Is There a “Best Method” to Paying Off Debt?

There are a lot of “experts” out there giving advice on what to do with your money, especially when it comes to getting rid of debt.You might hear these people claiming the snowball method works best, or that paying off the highest rate is the most economical, or that consolidation is the only way.I’ve heard a lot about the pros and cons for each of these methods, but in my experience, I don’t think one is better than the other. What works for Jane Smith may be the worst method for John Doe. So the question becomes: Which method works for you?

Debt Snowball
The debt snowball method involves making a list of all your debts in order of their balance. The goal is to pay off the loan/credit card with the smallest balance first. Then, once that one is paid off, you put all that money towards the next smallest balance. You continue to do this until you’ve paid everything off. This one has a lot of psychological benefits, but it may not make the most economical sense. Because you are paying off the smallest balance first, you are seeing results quicker. Similar to crossing off items on a to-do list, there is a sense of joy in paying off certain loans or credit cards. However, with this method, you may pay more in interest in the long run. This occurs because you are not taking interest rates on your loans or credit cards into account. For myself, this is a very attractive method because I am the type of person that loves to cross items off a to-do list.

Highest Rate
This method is somewhat similar to the snowball method, but makes more economical sense. In this method, you list all your debts in order of their interest rates, highest to lowest. Then, you pay as much toward the debt with the highest interest rate until it is paid off. Then you take all that money and start to pay down the balance with the second highest rate. You continue this until all your debts have been paid off.

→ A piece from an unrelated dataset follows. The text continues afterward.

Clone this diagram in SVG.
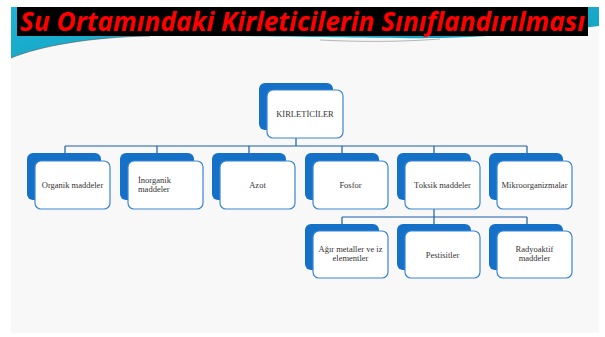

This method will keep you from paying extra interest as you’re working to be debt free. However, the debt with the highest rate could have a large or even the largest balance, which might make it hard to pay off quickly. If you’re someone who likes to see results quickly to stay motivated, this might not be the best method.

For myself, I like to see results quickly because it keeps me motivated to continue, so this method may not be the best.

This method is simple to understand, but may not be the easiest to achieve since it requires taking out additional debt. Consolidation requires combining all your debt into one account and one payment. The major benefit of consolidation is that you are only making one payment a month, rather than multiple payments to different merchants. Another benefit is that your consolidated payment might be less than the total of all the payments you were making before. This can be beneficial especially if you’re struggling to make all your payments each month.

It’s important to note that there are different ways to consolidate your bills. In this post, I’m talking about consolidation loans you take out on your own, such as a home equity loan or balance transfer or line of credit. I am not talking about those done through a third party “debt-consolidation” company. These can be dangerous to your wallet and to your credit score.

There are other methods out there, each with their pros and cons. To figure out which one works for you, you’ll need to look at each and see which one fits you best.

What methods have worked for you? Why?